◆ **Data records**
begin

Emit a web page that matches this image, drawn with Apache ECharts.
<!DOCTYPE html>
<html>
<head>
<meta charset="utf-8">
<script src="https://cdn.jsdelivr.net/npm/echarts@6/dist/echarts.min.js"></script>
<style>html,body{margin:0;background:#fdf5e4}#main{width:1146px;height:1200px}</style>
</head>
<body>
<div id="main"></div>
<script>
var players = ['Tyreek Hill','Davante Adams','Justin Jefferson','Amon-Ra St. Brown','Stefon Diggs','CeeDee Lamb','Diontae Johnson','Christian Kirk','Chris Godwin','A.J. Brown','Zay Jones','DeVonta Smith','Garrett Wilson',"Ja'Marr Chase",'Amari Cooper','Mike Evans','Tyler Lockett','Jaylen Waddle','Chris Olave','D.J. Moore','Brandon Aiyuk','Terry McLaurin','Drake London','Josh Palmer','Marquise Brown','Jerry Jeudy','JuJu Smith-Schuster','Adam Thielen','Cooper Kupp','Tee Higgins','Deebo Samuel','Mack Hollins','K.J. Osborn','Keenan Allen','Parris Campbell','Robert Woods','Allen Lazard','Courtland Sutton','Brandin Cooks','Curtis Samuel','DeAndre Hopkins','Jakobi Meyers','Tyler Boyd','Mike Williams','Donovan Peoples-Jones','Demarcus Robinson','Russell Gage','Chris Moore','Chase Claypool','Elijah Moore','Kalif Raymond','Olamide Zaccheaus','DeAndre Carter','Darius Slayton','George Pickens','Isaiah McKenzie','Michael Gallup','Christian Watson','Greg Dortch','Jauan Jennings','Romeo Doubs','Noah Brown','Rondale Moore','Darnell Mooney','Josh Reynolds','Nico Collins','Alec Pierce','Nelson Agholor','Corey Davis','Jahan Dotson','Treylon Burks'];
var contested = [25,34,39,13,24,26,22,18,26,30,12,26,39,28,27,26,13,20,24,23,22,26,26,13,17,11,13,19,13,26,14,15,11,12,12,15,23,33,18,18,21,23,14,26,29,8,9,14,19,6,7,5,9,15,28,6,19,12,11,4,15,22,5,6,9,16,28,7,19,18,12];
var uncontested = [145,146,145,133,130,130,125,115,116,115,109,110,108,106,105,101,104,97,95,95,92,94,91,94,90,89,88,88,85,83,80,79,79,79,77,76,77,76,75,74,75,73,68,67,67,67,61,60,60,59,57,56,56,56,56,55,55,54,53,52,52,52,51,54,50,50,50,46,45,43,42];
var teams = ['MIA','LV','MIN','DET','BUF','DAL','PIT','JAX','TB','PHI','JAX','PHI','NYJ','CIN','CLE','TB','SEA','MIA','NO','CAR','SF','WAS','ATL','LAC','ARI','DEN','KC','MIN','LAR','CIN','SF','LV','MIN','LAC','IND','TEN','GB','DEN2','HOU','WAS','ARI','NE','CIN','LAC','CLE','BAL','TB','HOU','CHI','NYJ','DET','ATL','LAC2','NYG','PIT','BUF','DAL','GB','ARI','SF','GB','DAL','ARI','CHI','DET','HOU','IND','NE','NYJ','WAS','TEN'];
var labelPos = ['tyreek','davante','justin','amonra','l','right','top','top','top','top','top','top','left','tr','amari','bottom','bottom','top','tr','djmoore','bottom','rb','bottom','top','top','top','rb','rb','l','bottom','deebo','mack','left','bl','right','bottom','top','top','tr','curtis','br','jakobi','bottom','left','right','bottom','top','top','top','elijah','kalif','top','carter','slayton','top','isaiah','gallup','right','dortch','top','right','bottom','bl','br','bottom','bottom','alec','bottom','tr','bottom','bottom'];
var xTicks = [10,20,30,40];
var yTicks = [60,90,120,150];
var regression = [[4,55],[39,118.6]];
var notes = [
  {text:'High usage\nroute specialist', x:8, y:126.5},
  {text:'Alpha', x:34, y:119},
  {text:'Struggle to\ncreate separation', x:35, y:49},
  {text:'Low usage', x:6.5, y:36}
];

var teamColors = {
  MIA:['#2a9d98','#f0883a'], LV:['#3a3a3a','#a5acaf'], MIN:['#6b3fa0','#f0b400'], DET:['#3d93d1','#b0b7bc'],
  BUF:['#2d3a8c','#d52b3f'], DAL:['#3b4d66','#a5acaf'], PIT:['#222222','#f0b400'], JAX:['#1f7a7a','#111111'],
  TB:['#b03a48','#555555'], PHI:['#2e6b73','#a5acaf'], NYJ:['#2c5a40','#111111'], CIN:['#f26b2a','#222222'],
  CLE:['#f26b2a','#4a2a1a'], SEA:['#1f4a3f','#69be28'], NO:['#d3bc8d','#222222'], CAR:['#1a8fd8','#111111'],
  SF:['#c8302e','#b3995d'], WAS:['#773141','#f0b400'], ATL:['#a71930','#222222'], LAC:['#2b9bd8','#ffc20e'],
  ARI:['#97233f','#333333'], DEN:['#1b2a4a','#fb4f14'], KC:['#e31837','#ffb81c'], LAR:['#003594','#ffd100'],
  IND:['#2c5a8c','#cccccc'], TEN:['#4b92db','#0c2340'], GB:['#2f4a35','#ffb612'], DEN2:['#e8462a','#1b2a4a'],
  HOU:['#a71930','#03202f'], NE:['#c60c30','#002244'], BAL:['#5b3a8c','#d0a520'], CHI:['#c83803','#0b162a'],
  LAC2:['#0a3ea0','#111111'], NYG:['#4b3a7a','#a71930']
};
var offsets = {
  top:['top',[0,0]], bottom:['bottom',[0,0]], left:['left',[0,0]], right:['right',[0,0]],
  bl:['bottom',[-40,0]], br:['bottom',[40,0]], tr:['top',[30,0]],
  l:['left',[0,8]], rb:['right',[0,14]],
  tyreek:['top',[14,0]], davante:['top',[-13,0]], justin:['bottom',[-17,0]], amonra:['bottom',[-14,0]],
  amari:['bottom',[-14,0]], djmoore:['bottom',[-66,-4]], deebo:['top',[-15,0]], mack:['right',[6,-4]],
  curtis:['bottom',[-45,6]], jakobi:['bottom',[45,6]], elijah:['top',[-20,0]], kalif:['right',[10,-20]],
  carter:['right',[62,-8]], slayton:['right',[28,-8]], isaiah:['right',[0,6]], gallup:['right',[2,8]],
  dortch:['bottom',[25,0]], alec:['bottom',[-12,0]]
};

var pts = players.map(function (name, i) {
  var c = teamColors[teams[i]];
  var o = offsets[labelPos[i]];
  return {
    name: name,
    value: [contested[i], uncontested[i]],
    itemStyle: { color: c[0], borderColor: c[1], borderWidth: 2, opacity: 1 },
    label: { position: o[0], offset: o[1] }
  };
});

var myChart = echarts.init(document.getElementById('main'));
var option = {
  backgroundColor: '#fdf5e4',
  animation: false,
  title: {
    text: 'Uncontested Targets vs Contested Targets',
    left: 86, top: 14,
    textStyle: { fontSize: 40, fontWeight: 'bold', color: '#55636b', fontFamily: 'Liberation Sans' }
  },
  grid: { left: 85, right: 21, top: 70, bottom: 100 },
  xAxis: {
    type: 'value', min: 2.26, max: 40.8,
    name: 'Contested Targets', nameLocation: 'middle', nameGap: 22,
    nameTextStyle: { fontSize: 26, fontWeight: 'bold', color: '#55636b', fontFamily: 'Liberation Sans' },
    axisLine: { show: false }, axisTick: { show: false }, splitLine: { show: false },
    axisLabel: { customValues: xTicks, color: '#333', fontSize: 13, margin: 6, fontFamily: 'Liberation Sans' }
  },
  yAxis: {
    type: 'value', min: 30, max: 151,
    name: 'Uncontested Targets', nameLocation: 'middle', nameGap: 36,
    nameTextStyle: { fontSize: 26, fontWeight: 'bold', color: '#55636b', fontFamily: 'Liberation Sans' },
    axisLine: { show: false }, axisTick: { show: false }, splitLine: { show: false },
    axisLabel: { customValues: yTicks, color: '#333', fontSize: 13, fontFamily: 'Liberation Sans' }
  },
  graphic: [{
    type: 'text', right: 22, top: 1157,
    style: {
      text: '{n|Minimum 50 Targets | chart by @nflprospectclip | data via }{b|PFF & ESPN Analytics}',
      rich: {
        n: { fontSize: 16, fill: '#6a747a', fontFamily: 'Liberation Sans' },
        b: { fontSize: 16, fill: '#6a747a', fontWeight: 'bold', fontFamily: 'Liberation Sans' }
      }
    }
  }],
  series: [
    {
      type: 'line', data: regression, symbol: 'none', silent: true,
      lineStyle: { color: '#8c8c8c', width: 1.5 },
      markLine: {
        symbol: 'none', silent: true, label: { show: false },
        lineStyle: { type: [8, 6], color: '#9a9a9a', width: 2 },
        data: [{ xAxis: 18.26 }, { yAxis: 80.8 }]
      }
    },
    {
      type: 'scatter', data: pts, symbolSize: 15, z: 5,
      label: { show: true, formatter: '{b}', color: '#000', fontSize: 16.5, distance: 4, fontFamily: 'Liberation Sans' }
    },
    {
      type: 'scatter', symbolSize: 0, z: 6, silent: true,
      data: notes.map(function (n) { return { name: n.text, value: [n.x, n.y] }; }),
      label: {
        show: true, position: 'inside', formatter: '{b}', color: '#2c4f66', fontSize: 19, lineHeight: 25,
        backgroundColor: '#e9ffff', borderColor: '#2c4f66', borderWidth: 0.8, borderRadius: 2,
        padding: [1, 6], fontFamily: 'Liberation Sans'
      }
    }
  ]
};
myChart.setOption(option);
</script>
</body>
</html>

end
begin

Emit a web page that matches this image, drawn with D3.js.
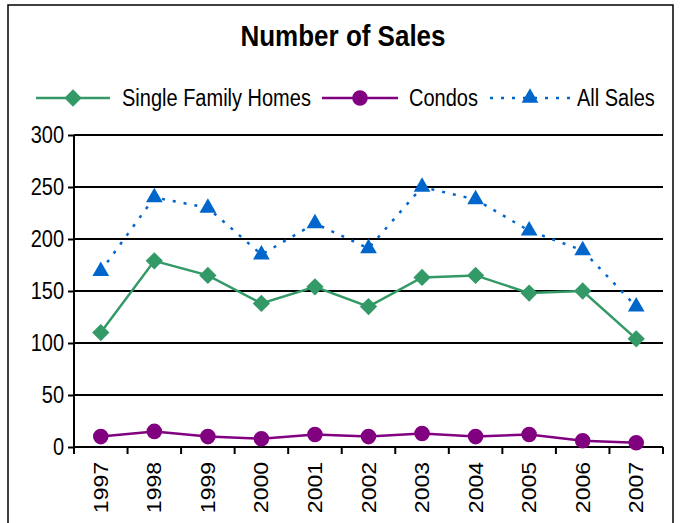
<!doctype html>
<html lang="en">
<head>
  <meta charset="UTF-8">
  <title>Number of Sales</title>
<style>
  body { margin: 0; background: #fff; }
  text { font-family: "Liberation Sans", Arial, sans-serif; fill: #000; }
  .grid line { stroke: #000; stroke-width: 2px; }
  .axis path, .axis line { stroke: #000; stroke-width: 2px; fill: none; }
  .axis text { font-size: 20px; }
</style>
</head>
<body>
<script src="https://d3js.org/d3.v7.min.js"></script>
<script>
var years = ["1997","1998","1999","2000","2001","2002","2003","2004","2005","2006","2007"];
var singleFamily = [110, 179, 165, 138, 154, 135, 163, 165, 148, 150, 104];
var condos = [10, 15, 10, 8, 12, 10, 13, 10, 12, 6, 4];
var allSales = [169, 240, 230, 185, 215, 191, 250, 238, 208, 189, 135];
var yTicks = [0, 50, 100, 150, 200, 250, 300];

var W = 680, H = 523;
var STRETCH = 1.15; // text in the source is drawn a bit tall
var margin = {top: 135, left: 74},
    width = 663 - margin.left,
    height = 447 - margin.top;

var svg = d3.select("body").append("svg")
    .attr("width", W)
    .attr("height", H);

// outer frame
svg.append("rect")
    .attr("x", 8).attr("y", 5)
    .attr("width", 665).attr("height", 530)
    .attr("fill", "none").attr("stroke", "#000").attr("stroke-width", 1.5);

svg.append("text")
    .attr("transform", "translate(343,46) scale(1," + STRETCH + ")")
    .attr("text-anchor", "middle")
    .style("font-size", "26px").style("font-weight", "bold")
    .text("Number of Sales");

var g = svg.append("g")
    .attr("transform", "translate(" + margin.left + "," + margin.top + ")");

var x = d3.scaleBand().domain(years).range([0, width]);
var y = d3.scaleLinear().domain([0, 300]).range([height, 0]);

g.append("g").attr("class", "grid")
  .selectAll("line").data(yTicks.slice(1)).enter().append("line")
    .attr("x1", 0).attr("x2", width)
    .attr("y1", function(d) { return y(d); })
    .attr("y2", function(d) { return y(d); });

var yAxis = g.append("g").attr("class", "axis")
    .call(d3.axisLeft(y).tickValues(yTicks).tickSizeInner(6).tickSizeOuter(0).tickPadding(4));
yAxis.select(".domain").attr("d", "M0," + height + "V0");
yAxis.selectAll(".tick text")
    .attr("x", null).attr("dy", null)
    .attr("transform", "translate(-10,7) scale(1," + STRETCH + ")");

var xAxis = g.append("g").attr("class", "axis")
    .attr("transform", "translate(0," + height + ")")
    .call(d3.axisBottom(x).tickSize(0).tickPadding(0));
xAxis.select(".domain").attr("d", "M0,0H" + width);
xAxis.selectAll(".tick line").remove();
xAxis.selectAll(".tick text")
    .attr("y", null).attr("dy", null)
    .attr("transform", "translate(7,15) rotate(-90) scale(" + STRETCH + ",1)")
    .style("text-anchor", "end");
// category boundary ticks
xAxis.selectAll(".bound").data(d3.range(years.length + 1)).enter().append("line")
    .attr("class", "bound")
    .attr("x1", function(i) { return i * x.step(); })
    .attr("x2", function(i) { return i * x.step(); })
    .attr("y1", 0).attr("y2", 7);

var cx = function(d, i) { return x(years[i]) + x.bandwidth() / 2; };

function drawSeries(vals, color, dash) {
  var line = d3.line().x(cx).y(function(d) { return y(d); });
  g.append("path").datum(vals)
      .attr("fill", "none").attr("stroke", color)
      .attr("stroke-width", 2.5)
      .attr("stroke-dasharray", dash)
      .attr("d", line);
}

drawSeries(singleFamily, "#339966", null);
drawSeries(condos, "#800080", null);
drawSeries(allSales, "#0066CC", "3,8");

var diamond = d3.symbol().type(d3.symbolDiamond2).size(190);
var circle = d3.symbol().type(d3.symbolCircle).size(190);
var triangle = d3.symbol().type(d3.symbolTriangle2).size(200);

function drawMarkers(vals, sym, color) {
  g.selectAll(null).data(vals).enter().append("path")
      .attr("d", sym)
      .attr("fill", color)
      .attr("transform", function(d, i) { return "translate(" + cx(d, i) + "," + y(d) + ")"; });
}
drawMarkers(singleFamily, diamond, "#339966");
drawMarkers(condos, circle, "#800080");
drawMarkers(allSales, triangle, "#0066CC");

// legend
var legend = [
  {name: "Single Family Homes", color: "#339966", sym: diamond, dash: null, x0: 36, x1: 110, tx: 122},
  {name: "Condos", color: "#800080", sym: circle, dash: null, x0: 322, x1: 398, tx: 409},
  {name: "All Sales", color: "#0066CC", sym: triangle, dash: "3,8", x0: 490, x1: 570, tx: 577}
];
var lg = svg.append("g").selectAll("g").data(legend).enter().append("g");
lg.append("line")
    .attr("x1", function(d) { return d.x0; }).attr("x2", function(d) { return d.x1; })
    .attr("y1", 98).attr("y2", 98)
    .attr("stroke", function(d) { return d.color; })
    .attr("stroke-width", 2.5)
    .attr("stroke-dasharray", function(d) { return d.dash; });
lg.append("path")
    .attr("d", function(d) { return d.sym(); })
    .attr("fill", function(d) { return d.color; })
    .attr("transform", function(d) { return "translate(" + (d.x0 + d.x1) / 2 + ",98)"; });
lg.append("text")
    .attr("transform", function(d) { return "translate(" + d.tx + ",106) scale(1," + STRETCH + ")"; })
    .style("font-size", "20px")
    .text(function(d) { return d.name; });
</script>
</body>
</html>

end
begin

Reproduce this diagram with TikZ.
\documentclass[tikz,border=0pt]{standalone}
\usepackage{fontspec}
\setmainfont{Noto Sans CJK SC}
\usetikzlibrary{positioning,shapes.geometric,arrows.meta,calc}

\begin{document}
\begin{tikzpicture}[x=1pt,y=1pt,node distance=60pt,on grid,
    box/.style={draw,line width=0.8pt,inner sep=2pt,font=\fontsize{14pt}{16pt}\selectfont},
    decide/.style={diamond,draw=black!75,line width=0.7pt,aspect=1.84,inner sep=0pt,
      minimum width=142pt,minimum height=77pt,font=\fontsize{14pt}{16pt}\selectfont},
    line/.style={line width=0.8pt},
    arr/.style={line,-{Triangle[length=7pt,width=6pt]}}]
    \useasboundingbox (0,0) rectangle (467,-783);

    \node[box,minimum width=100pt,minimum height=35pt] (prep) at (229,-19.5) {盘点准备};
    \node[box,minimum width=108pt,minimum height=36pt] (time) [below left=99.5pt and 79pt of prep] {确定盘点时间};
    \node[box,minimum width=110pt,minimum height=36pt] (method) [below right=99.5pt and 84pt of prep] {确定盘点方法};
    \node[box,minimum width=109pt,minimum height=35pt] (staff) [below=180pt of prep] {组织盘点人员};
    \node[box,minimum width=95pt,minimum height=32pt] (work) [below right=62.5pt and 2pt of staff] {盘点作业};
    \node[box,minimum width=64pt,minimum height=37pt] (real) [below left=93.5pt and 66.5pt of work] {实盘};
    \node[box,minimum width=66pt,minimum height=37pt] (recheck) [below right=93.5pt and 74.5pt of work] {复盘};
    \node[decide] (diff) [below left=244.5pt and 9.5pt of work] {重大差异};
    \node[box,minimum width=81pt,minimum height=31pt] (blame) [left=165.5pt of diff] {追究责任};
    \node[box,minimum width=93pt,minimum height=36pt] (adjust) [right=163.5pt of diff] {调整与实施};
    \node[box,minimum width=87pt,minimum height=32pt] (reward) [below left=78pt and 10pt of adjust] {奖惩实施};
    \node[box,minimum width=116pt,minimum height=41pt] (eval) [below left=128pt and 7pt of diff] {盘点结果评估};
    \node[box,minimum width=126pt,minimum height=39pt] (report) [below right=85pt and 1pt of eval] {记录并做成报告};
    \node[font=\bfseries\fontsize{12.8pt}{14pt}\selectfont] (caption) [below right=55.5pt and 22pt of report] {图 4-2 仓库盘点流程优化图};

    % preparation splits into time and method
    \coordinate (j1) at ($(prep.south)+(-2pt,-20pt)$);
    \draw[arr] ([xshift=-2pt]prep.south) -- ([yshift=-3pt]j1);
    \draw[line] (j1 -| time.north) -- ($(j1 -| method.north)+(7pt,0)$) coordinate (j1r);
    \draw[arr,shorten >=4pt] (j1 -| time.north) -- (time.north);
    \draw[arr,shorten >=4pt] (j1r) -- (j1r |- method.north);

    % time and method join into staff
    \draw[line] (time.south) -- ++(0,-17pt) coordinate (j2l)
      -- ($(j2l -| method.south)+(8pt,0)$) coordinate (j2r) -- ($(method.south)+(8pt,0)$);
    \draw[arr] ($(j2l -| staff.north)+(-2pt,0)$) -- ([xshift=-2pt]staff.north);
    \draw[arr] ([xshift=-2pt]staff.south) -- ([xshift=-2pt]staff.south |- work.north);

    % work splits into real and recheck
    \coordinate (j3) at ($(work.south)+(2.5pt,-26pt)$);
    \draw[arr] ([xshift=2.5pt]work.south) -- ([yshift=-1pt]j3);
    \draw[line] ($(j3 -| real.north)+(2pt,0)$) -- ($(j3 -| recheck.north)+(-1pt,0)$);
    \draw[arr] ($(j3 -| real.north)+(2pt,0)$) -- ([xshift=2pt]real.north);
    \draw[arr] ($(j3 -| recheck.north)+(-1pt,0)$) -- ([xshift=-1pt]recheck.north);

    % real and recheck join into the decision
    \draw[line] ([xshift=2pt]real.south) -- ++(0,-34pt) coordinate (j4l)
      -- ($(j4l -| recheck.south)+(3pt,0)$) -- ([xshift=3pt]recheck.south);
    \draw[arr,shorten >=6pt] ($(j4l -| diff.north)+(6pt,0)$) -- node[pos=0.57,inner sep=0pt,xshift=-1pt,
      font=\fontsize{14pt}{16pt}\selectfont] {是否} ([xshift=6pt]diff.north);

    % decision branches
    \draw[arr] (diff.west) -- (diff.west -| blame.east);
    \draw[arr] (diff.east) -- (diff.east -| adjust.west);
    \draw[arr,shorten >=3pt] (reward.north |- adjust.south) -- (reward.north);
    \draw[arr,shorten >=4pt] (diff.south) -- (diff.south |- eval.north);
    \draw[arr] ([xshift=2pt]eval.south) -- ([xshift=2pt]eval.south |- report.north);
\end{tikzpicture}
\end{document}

end

◆ **What the task asks**
Gather all lines with the string "image" from the data.

◆ **Finished answer**
Emit a web page that matches this image, drawn with Apache ECharts.
Emit a web page that matches this image, drawn with D3.js.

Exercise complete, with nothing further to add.